Et si une partie de l’eau de Mars ne s’était pas échappée dans l’espace, mais avait plutôt été absorbée dans la planète ? C’est l’hypothèse d’une équipe de scientifiques, détaillée le 16 mars 2021 dans la revue Science, et relayée par la Nasa. Cette hypothèse vient chambouler une théorie assez partagée sur ce qu’il est advenu de l’eau que Mars devait posséder dans son passé.
Des indices laissent soupçonner qu’au début de son évolution, Mars a dû posséder d’importants volumes d’eau liquide à sa surface. L’eau aurait pu être en quantité suffisante pour couvrir l’astre avec un océan de 100 à 1 500 mètres de profondeur (la Nasa décrit ce volume comme équivalent à la moitié de l’océan Atlantique).
« Actuellement, la majeure partie de l’eau est stockée dans les calottes glaciaires polaires ou dans la glace souterraine.[…] Cependant, les processus qui ont entraîné le déclin de l’eau disponible sur Mars sont mal limités », écrivent les auteurs dans leur introduction. C’est pourquoi, dans de précédents travaux, il a été envisagé que la planète avait perdu une partie importante de son eau en raison du phénomène de fuite atmosphérique.
Entre 30 et 99 % de l’eau
Néanmoins, relèvent ces scientifiques, l’échappement de l’eau dans l’espace ne paraît pas suffire pour expliquer toute la perte de cette eau. « Nous émettons l’hypothèse que l’hydratation de la croûte au cours des 1 à 2 premiers milliards d’années a diminué le volume du réservoir d’eau hydrologiquement disponible », avancent-ils. Autrement dit, une partie de cette eau aurait été emprisonnée dans la croûte martienne, soit la zone superficielle du globe, qui recouvre le manteau.
Les scientifiques donnent une estimation assez large de la quantité d’eau qui aurait pu se retrouver ainsi piégée dans Mars : entre 30 et 99 %, mentionne la Nasa.
Pour faire ce constat, les scientifiques se sont servis de données issues de plusieurs missions d’exploration martienne (dont la mission de Curiosity) et de travaux de laboratoire sur des météorites, archivées dans le Planetary Data System de la Nasa. Les chercheurs ont voulu retracer la quantité d’eau (sous ses formes solide, liquide et gazeuse) sur Mars au cours du temps, de même que la composition chimique de l’atmosphère et de la croûte de la planète. Ils se sont tout particulièrement concentrés sur le rapport entre deux éléments, le deutérium et l’hydrogène (D/H). Le premier est un isotope du deuxième.
Une « altération chimique irréversible »
L’eau est composée d’hydrogène et d’oxygène.

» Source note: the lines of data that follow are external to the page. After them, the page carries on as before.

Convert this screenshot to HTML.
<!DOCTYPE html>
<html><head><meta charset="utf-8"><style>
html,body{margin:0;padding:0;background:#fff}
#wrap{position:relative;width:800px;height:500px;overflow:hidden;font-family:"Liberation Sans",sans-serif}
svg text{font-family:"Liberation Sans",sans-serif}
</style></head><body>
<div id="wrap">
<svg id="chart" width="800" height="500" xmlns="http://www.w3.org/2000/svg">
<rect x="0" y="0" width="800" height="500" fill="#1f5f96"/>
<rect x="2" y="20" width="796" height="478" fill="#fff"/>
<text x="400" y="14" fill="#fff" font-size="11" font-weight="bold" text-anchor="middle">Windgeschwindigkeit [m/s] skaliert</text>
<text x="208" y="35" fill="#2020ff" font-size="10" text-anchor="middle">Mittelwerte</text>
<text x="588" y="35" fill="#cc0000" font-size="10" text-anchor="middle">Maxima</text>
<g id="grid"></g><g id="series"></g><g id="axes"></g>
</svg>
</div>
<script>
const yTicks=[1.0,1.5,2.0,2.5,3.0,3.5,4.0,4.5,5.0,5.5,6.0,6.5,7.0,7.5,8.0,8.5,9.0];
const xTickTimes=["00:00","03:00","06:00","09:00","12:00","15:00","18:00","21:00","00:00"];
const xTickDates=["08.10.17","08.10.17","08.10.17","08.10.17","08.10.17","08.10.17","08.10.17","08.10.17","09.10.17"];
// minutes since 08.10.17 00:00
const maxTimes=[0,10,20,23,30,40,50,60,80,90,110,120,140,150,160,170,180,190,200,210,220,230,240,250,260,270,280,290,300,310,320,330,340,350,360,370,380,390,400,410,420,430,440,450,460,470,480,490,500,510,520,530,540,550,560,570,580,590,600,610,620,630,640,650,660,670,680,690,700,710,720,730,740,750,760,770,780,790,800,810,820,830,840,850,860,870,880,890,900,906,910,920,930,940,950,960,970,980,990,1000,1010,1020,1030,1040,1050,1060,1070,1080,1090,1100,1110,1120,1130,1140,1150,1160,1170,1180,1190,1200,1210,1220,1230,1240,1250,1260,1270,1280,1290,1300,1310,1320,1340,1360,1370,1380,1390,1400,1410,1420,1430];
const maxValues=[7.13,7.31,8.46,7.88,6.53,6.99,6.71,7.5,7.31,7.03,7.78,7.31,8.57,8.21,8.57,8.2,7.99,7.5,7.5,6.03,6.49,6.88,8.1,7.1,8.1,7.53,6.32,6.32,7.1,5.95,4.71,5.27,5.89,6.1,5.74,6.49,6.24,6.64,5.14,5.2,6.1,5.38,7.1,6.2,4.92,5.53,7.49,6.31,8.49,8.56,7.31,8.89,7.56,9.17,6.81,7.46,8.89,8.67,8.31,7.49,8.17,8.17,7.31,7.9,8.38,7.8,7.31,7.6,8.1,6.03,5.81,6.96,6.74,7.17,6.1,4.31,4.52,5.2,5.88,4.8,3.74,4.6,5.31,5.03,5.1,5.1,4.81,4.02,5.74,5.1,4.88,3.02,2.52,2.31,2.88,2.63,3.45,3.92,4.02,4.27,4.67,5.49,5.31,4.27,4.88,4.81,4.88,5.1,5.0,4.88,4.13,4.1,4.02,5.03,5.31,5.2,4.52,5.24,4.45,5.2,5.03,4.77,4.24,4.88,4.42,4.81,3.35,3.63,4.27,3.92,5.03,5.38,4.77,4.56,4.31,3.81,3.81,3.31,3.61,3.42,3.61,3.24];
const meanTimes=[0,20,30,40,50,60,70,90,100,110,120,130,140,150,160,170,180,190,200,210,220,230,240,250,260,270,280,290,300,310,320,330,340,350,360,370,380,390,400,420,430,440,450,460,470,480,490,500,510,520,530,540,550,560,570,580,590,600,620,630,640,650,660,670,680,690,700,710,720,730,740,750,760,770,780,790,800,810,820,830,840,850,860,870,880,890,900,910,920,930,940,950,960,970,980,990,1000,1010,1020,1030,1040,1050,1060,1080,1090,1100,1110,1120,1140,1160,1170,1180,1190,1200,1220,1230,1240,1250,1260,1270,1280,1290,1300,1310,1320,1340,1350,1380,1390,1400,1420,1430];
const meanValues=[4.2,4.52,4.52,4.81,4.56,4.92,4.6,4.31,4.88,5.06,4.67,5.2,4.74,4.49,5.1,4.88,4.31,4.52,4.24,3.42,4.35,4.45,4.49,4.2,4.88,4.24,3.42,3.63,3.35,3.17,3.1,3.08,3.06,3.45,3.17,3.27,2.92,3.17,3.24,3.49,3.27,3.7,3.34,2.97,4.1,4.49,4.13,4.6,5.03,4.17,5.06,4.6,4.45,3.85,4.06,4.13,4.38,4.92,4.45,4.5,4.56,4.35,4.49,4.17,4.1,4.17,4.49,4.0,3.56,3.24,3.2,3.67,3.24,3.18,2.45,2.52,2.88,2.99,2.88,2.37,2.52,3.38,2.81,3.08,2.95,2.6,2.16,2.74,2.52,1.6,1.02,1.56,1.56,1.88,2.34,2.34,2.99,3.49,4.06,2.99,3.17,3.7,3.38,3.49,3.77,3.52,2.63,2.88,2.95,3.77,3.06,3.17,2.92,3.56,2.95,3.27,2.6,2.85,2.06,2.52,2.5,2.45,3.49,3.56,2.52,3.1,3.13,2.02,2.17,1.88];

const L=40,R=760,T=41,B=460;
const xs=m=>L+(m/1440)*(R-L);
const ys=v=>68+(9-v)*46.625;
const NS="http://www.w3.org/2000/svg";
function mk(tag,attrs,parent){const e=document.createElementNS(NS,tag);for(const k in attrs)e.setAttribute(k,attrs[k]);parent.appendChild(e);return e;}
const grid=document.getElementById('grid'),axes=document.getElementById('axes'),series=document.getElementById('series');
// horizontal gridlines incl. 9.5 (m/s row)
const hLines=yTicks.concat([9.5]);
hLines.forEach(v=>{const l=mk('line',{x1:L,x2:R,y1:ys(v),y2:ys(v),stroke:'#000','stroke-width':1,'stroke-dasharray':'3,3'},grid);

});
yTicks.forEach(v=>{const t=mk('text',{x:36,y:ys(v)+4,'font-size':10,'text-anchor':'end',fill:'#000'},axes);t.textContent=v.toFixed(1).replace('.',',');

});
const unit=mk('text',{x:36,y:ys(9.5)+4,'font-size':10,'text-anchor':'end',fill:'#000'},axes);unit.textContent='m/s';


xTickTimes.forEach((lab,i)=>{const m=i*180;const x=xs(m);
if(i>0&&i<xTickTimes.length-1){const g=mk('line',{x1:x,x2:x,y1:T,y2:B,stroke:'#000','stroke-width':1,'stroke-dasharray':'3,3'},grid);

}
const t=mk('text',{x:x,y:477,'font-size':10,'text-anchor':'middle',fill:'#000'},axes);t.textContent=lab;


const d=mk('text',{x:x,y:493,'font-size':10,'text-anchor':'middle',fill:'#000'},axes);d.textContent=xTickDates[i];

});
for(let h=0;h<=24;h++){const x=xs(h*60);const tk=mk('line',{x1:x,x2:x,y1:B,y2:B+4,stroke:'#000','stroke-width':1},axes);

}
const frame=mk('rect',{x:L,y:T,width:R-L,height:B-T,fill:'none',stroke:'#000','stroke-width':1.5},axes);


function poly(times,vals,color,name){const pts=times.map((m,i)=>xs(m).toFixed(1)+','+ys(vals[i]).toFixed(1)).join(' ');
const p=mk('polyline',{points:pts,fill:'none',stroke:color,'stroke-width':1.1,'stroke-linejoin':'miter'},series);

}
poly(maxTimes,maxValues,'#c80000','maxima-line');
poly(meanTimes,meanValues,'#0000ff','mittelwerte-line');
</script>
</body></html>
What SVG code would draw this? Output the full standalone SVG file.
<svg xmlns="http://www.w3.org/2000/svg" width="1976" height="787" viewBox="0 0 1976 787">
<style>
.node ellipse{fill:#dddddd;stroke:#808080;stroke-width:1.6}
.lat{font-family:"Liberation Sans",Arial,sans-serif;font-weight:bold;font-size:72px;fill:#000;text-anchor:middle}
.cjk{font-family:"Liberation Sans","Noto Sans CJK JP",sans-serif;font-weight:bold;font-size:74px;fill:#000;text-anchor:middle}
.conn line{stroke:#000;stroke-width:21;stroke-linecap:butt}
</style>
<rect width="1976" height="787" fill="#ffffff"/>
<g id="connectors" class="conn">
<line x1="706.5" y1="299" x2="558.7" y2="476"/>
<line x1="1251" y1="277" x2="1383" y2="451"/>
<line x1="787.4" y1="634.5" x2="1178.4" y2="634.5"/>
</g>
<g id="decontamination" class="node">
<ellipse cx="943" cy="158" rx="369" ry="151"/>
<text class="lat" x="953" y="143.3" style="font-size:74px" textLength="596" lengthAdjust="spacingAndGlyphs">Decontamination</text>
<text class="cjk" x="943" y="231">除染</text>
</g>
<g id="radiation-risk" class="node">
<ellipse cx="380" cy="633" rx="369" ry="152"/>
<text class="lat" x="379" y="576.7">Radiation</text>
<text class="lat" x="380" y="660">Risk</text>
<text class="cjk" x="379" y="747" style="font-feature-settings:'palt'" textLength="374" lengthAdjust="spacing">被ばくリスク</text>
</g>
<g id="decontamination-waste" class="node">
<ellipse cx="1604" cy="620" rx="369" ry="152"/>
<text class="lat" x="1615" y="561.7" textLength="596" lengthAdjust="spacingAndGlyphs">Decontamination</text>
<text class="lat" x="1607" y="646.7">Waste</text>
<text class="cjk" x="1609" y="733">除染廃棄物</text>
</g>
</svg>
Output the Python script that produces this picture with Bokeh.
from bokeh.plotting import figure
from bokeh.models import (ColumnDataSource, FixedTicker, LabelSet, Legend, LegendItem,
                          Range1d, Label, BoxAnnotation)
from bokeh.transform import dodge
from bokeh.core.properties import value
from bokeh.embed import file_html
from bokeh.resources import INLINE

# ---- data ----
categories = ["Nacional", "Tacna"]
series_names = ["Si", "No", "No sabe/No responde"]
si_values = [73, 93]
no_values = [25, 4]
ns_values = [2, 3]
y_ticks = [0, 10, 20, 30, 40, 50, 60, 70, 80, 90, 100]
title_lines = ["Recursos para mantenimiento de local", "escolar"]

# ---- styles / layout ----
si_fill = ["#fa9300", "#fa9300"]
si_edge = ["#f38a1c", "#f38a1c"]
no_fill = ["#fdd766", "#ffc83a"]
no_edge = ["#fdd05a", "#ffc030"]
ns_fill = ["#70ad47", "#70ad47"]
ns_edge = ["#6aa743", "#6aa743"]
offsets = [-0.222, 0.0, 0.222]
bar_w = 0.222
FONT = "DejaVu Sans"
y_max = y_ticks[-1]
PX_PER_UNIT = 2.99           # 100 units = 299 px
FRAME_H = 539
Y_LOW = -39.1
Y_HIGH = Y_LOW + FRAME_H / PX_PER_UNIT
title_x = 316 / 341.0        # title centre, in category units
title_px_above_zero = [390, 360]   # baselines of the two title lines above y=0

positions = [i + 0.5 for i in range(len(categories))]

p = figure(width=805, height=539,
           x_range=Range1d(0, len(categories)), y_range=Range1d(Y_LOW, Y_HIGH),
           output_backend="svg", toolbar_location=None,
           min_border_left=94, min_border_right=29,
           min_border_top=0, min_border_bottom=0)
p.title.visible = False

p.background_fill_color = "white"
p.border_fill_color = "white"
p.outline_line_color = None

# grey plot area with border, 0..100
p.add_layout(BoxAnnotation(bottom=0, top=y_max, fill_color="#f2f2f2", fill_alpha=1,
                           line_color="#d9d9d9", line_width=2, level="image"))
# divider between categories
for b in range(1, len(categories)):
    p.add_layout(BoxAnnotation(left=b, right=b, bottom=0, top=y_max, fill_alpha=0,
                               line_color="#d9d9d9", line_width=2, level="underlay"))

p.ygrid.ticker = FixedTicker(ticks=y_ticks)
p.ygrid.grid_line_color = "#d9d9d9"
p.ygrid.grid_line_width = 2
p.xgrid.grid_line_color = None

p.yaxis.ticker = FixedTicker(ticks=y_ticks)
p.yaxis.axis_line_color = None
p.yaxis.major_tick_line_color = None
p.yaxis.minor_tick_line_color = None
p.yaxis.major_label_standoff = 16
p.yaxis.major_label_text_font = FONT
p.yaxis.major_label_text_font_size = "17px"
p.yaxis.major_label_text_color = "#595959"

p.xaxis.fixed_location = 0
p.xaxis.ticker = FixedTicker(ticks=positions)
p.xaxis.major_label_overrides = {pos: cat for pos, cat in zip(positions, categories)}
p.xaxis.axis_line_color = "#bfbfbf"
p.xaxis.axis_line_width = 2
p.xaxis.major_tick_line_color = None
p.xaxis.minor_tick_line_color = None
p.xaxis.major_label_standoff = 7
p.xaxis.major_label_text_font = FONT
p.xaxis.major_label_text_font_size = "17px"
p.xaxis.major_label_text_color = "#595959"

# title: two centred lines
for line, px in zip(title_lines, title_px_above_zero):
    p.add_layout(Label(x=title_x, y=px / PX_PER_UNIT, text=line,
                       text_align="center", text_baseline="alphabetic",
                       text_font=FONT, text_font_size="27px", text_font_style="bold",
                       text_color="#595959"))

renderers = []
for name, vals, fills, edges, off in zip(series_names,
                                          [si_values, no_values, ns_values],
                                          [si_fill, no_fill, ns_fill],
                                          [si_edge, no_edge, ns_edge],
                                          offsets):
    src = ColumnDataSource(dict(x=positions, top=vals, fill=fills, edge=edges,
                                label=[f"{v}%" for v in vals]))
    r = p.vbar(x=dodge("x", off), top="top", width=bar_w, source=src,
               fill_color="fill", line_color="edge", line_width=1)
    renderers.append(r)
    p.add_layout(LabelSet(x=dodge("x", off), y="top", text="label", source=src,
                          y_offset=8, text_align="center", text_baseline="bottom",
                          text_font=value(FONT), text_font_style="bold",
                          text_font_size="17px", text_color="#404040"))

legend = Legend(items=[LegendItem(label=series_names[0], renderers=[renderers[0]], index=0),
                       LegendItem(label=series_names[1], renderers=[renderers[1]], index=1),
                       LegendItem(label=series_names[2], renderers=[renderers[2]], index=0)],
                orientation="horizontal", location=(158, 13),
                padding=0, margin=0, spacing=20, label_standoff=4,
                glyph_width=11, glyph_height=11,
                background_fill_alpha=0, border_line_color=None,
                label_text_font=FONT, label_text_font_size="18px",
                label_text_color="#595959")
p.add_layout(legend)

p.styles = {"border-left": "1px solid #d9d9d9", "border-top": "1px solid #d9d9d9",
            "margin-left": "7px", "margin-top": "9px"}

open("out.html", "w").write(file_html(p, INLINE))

Si la plupart des atomes d’hydrogène n’ont qu’un seul proton dans leur noyau, il existe une petite quantité de ces atomes possédant un proton et un neutron. C’est l’un des isotopes de l’hydrogène, qu’on appelle le deutérium. Un isotope est un atome qui a le même nombre d’électrons et de protons, mais un nombre de neutrons différent. La Nasa estime qu’environ 0,02 % des atomes d’hydrogène existent sous la forme du deutérium. Or, ajoute l’agence spatiale, l’hydrogène est plus léger que le deutérium : il peut donc s’échapper plus facilement dans l’espace.
Pour les scientifiques, il y a un hic. « Les modèles de fuite passée de l’hydrogène dans l’espace, calibrés avec les observations du taux de fuite actuel, ne peuvent pas expliquer le rapport isotopique D/H actuel », indiquent-ils. D’où leur hypothèse, qui consiste à intégrer deux mécanismes pour expliquer la perte de l’eau (et le signal D/H observé) : sa fuite dans l’espace et son absorption dans la croûte de Mars. Ainsi, leur travail serait une démonstration du fait que « l’altération chimique irréversible peut augmenter l’aridité des planètes telluriques » (de type terrestre).